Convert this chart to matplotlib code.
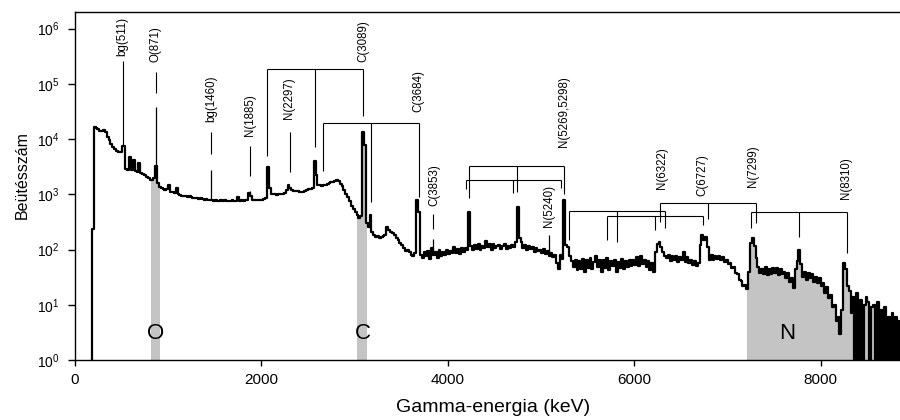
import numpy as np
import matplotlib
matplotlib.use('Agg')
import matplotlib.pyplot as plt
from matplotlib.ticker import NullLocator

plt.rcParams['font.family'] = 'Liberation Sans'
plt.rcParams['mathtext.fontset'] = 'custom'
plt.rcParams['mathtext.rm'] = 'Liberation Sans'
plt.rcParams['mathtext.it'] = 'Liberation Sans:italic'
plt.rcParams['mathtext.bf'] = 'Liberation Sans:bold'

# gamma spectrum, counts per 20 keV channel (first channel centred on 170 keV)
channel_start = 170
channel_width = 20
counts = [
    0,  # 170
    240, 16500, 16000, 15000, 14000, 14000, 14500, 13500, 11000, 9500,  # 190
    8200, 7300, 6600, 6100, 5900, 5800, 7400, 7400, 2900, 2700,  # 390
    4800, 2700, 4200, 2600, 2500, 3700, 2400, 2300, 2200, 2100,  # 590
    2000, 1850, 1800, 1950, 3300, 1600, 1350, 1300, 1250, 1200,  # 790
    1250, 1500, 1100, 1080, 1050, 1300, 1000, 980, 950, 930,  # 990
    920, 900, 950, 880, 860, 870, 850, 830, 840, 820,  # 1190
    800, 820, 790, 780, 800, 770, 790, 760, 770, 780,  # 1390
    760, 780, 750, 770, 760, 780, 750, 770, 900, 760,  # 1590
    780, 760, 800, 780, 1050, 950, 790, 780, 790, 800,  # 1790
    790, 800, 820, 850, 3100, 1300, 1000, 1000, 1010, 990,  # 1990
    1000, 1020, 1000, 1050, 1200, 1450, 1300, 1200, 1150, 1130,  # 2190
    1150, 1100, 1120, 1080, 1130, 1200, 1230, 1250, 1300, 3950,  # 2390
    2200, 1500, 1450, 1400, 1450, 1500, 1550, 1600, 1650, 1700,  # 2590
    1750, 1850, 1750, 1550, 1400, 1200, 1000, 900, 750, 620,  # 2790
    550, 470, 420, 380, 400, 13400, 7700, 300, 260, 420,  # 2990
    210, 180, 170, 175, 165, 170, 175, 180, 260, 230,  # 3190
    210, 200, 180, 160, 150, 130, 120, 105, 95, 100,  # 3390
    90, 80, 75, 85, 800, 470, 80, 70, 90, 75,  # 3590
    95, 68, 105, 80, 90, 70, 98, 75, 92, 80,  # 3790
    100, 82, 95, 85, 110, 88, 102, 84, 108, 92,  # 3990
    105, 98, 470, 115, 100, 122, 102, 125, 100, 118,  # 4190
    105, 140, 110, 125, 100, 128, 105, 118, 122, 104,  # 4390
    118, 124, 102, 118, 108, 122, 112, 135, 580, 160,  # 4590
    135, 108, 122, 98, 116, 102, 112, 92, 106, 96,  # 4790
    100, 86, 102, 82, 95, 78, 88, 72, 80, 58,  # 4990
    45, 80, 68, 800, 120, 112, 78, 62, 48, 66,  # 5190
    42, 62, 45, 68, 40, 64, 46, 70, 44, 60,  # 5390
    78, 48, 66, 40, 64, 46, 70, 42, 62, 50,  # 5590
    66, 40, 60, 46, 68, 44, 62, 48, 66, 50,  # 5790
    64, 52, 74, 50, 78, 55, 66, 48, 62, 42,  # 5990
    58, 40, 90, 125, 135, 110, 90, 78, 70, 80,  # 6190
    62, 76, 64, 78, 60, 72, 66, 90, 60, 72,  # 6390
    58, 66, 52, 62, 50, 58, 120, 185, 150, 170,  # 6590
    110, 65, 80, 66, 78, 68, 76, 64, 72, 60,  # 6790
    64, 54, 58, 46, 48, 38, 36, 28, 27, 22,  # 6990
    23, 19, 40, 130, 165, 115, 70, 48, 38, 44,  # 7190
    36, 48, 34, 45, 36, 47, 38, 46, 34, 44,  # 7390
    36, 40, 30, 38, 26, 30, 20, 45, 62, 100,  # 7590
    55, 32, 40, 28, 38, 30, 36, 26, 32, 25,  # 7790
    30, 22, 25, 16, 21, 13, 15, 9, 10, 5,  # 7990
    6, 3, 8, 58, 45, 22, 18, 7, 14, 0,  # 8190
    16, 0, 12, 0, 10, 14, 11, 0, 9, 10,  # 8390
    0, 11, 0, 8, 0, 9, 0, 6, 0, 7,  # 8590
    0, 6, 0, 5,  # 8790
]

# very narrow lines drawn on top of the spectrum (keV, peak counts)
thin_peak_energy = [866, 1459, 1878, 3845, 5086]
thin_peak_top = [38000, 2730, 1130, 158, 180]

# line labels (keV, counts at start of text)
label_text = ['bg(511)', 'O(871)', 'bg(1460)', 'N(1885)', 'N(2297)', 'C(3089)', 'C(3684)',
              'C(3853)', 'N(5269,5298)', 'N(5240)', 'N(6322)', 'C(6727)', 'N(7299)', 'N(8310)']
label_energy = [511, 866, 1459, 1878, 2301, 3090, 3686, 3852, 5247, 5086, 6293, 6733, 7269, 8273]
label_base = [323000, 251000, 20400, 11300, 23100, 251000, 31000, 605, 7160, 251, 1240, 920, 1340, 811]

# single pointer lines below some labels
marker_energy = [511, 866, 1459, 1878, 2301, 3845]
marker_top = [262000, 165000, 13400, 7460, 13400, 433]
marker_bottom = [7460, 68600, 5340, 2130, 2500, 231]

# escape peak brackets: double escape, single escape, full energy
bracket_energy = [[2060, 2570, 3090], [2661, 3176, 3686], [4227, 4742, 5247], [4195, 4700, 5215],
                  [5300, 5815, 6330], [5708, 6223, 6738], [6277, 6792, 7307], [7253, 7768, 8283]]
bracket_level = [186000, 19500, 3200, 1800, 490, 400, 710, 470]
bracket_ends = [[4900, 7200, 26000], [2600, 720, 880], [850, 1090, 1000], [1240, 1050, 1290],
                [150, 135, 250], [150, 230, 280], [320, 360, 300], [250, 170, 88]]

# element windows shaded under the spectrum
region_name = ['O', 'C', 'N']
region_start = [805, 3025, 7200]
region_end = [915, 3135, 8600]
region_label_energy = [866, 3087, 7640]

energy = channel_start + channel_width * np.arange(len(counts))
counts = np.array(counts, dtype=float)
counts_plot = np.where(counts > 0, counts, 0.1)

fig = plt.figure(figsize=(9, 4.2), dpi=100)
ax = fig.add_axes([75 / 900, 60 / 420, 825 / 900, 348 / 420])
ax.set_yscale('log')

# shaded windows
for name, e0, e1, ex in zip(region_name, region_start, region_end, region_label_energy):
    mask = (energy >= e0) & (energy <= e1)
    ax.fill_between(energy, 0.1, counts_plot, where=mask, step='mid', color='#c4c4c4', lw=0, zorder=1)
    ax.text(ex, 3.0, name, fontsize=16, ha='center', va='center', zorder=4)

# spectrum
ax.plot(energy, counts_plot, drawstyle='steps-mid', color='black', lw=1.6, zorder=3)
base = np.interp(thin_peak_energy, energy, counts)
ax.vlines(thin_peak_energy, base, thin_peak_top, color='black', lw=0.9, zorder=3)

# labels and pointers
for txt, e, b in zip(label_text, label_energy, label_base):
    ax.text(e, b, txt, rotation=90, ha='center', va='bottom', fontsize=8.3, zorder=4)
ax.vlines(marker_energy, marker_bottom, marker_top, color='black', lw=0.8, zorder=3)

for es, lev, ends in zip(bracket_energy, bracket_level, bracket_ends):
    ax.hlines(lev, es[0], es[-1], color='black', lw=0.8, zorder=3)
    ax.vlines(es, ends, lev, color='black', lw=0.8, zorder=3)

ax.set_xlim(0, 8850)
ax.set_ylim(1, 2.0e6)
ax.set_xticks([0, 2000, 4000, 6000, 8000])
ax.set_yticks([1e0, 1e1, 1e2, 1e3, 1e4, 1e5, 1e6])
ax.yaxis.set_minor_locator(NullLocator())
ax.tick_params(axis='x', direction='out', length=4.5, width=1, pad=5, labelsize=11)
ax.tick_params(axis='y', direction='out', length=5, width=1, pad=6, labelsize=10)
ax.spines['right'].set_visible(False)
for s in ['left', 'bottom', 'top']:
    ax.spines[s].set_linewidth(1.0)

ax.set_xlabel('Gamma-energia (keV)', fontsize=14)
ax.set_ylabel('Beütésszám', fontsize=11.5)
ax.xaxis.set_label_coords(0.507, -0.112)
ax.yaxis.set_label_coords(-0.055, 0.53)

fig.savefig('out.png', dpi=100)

# Exercise brief
Starting at the top of the listing above, please restate word for word each line up to and including the one that holds "plt.rcParams['mathtext.bf'] = 'Liberation", omitting every image.

# Problem solution
Convert this chart to matplotlib code.
import numpy as np
import matplotlib
matplotlib.use('Agg')
import matplotlib.pyplot as plt
from matplotlib.ticker import NullLocator

plt.rcParams['font.family'] = 'Liberation Sans'
plt.rcParams['mathtext.fontset'] = 'custom'
plt.rcParams['mathtext.rm'] = 'Liberation Sans'
plt.rcParams['mathtext.it'] = 'Liberation Sans:italic'
plt.rcParams['mathtext.bf'] = 'Liberation Sans:bold'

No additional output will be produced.